Similarly, Cheney, on CNBC, said the media had been irresponsible in
reporting the commission's findings. "What they [the commission] were
addressing was whether or not they [Iraq] were involved in 9/11," he said.
"They did not address the broader question of a relationship between Iraq
and al Qaeda in other areas, in other ways."
In fact, commission spokesman Al Felzenberg on Friday confirmed that the
commission was addressing the broader relationship. "We found no evidence of
joint operations or joint work or common operations between al Qaeda and
Saddam Hussein's government, and that's beyond 9/11," he said.
One reason for this sensitivity can be found in a poll last week by the
nonpartisan Pew Research Center. The poll found improved support for Bush
and for the Iraq war -- in large part because Americans have been paying
less attention to the war and more to other issues, such as the death of
Ronald Reagan. The commission, however, has helped to return national
attention to the disputed justifications for the Iraq war.

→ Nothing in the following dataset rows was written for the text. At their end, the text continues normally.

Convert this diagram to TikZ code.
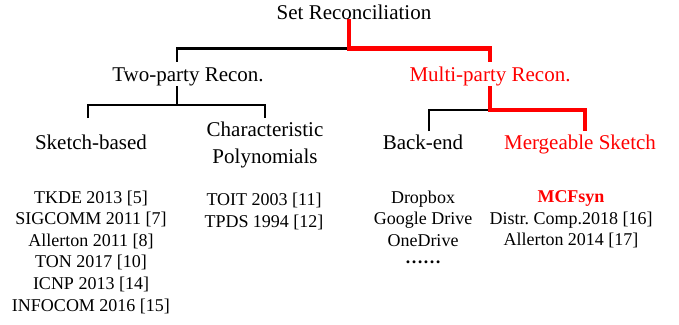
\documentclass[tikz,border=0pt]{standalone}
\usepackage{fontspec}
\setmainfont{Liberation Serif}
\usepackage{xcolor}
\usetikzlibrary{positioning,calc}
\frenchspacing

\begin{document}
\begin{tikzpicture}[x=1pt, y=1pt,
    head/.style={font=\fontsize{21}{26.3}\selectfont, inner sep=0pt},
    item/.style={font=\fontsize{18}{21.6}\selectfont, inner sep=0pt, align=center, anchor=north},
    blackline/.style={line width=2.2pt, black},
    redline/.style={line width=4.5pt, red}]
    \useasboundingbox (0,0) rectangle (679,-324);

    % Tree nodes
    \node[head, anchor=base] (root) at (354,-19) {Set Reconciliation};
    \node[head, anchor=base] (tp) at (188,-81.7) {Two-party Recon.};
    \node[head, anchor=base, red] (mp) at (490,-81.7) {Multi-party Recon.};
    \node[head, anchor=base] (sk) at (91,-149.3) {Sketch-based};
    \node[head, align=center] (cp) at (265,-145) {Characteristic\\Polynomials};
    \node[head, anchor=base] (be) at (423,-149) {Back-end};
    \node[head, anchor=base, red] (ms) at (580,-149) {Mergeable Sketch};

    % Branch levels
    \coordinate (j0) at (349,-48.5);
    \coordinate (j1) at (177,-105);
    \coordinate (j2) at (0,-110);
    \coordinate (e1) at (0,-62);
    \coordinate (e2) at (0,-118);
    \coordinate (e3) at (0,-131);

    % Black branches
    \draw[blackline] (j0) -| ([xshift=-11pt]tp.north |- e1);
    \draw[blackline] ([xshift=-11pt]tp.south) -- (j1);
    \draw[blackline] ([xshift=-3pt]sk.north |- e2) |- (j1) -| (cp.north |- e2);
    \draw[blackline] ([xshift=6pt]be.north |- e3) |- (mp.south |- j2);

    % Red branches (path to our work)
    \draw[redline] ([xshift=-5pt]root.south) -- (j0) -| (mp.north |- e1);
    \draw[redline] (mp.south) -- (mp.south |- j2) -| ([xshift=5pt]ms.north |- e3);

    % Reference lists
    \node[item] (lst1) at (91,-190.5) {TKDE 2013 [5]\\SIGCOMM 2011 [7]\\Allerton 2011 [8]\\TON 2017 [10]\\ICNP 2013 [14]\\INFOCOM 2016 [15]};
    \node[item] (lst2) at (264,-193) {TOIT 2003 [11]\\TPDS 1994 [12]};
    \node[item] (lst3) at (423,-190.5) {Dropbox\\Google Drive\\OneDrive\\{\bfseries\raisebox{4pt}{……}}};
    \node[item] (lst4) at (571,-190.5) {\textcolor{red}{\bfseries MCFsyn}\\Distr. Comp.2018 [16]\\Allerton 2014 [17]};
\end{tikzpicture}
\end{document}
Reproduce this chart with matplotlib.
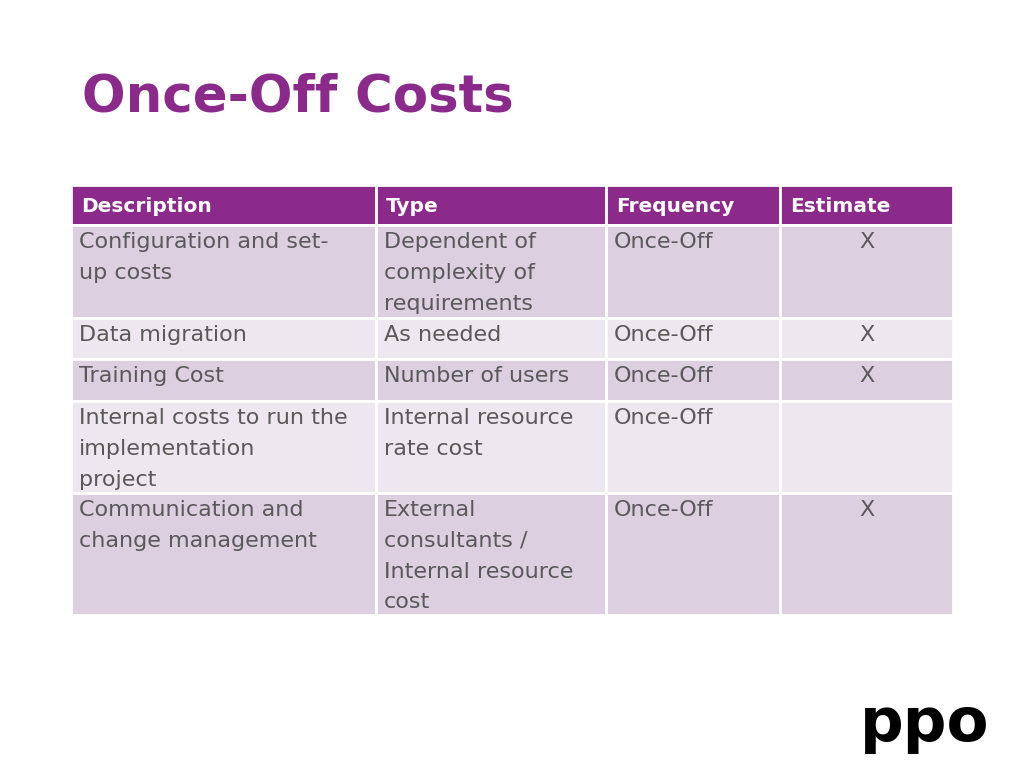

In particular, the poll showed that Americans are beginning to decouple the
war in Iraq from the war on terrorism -- a belief that could be aided by the
commission's dismissal of cooperation between Iraq and al Qaeda. Still,
Andrew Kohut, who directs the poll, predicts Bush will be able to keep al
Qaeda and Iraq tied in the public's mind; about half believe such a
connection has been proved, various polls indicate. "So many people believe
it because he's saying it," Kohut said. "Bush's hanging tough on this gives
him the credibility he has."
Democrats, however, hope to gain critical mass in their effort to convince
the public that Bush is untrustworthy by extending the charge that Bush has
misled the country not just about al Qaeda but about Iraq's weapons of mass
destruction, the torture of prisoners in Iraq, and even the U.S. economy. In
one sign of the assault, 27 former diplomats and military commanders -- some
Republicans -- issued a statement last week condemning Bush's foreign policy
as "overbearing," "insensitive" and "disdainful," and urging Bush's defeat.
Jim Jordan, Kerry's former campaign manager and now coordinator of an
anti-Bush advertising effort, said the commission painted "a pretty
startling portrait of administration fecklessness" -- and one that Democrats
think they can turn into a major campaign theme.
"The issue," Jordan said, "is trust and [Bush's] competence."